Additionally, to a certain extent, how effective your DAG and HA are depends upon how you choose to replicate database copies amongst your mailbox servers. Each server can host multiple passive replica’s of the other DAG members. For example, with a four node cluster you could host copies of node two and node three on node one. Node two would host copies of node three and node four. Node three would host copies of node four and node one, and node four would host copies of node one and node two.
Since you have multiple passive copies of each of your four active databases spread across the entire cluster this adds resiliency to the design. When you power off a server for maintenance the fact that the node is now off-line is recognized by the cluster (and FSW) and one of the passive copies of that database is made active based on the quorum vote. Essentially this is invisible and your user base should not even notice. This is a particularly nice feature and will come in handy in the event of hardware failure or regularly scheduled maintenance window for the servers.

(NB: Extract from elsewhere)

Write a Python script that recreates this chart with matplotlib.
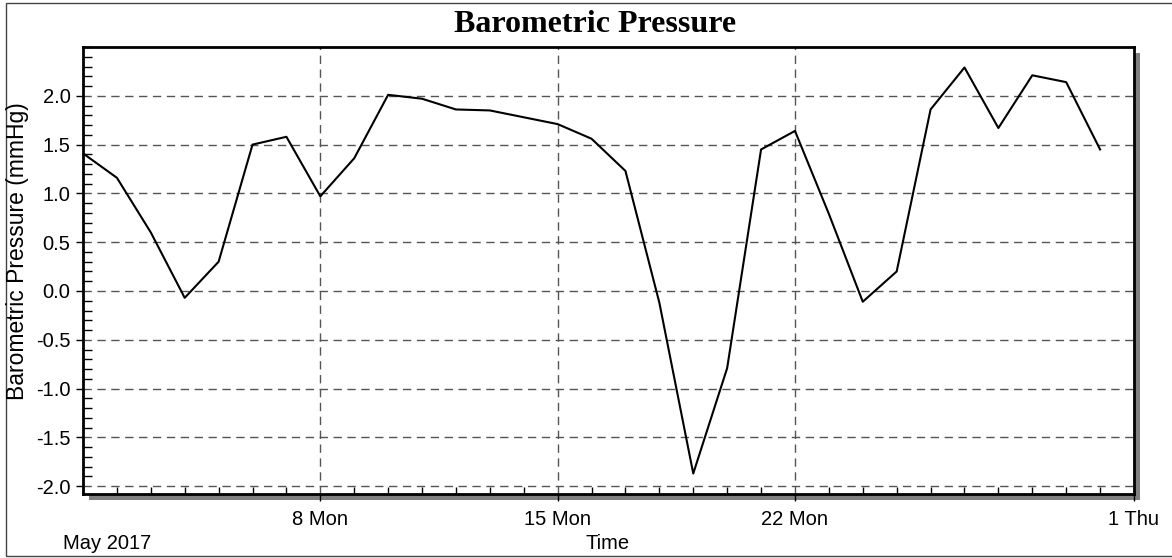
import numpy as np
import pandas as pd
import matplotlib
matplotlib.use("Agg")
import matplotlib.pyplot as plt
import matplotlib.dates as mdates
from matplotlib.patches import Rectangle
from matplotlib.ticker import MultipleLocator, FuncFormatter, FixedLocator

# daily barometric pressure, May 2017
days = pd.date_range("2017-05-01", periods=31, freq="D")
pressure = [1.41, 1.16, 0.60, -0.07, 0.30, 1.50, 1.58, 0.97, 1.36, 2.01,
            1.97, 1.86, 1.85, 1.78, 1.71, 1.56, 1.23, -0.12, -1.87, -0.79,
            1.45, 1.64, 0.79, -0.11, 0.20, 1.86, 2.29, 1.67, 2.21, 2.14,
            1.45]
major_days = pd.to_datetime(["2017-05-08", "2017-05-15", "2017-05-22", "2017-06-01"])
y_ticks = [-2.0, -1.5, -1.0, -0.5, 0.0, 0.5, 1.0, 1.5, 2.0]

plt.rcParams['font.family'] = ['Liberation Sans', 'DejaVu Sans']

W, H = 1172, 558
fig = plt.figure(figsize=(W / 100, H / 100), dpi=100)
L, R, T, B = 83, 1134, 47, 494
ax = fig.add_axes([L / W, 1 - B / H, (R - L) / W, (B - T) / H])

# drop shadow behind the plot area
fig.patches.append(Rectangle(((L + 6) / W, 1 - (B + 6) / H), (R - L) / W, (B - T) / H,
                             transform=fig.transFigure, facecolor='#808080',
                             edgecolor='none', zorder=0))
# outer frame
fig.patches.append(Rectangle((6 / W, 2 / H), (W + 10) / W, (H - 5) / H,
                             transform=fig.transFigure, facecolor='none',
                             edgecolor='#444444', lw=1, zorder=0))
ax.set_zorder(1)

ax.plot(days, pressure, color='black', lw=1.5, zorder=3)

ax.set_xlim(pd.Timestamp("2017-05-01"), pd.Timestamp("2017-06-01"))
ax.set_ylim(-2.08, 2.5)

ax.xaxis.set_major_locator(FixedLocator(mdates.date2num(major_days)))
ax.xaxis.set_major_formatter(FuncFormatter(
    lambda v, p: f"{mdates.num2date(v).day} {mdates.num2date(v):%a}"))
ax.xaxis.set_minor_locator(mdates.DayLocator())
ax.yaxis.set_major_locator(FixedLocator(y_ticks))
ax.yaxis.set_minor_locator(MultipleLocator(0.1))
ax.yaxis.set_major_formatter(FuncFormatter(lambda v, p: f"{v:.1f}"))

ax.tick_params(which='major', direction='out', length=5, width=1, labelsize=14.5, pad=4)
ax.tick_params(axis='x', which='major', pad=6.5)
ax.tick_params(which='minor', direction='in', length=5, width=1)
ax.tick_params(axis='y', which='minor', length=6.5)
ax.tick_params(top=False, right=False, which='both')

for s in ax.spines.values():
    s.set_linewidth(2)
    s.set_color('black')

ax.grid(True, which='major', color='#555555', lw=1, linestyle=(0, (6, 4)))
ax.set_axisbelow(True)

fig.text(595 / W, 1 - 25 / H, "Barometric Pressure", ha='center', va='center',
         fontsize=23, fontweight='bold', family=['Liberation Serif', 'DejaVu Serif'])
fig.text(18 / W, 1 - 251 / H, "Barometric Pressure (mmHg)", rotation=90,
         ha='center', va='center', fontsize=16.5)
fig.text(608 / W, 1 - 549 / H, "Time", ha='center', va='baseline', fontsize=14.5)
fig.text(63 / W, 1 - 549 / H, "May 2017", ha='left', va='baseline', fontsize=14.5)

fig.savefig("out.png", dpi=100)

So there you have it, Database Availability Group 101. I congratulate you if you managed to read this entire blog in one sitting, to be honest I almost put myself to sleep typing it, but it is good information to wrap your brain around prior to implementing a DAG cluster in your own environment. A wisely designed and healthy DAG cluster will make the life of any administrator less stressful and that is a goal any of us can appreciate.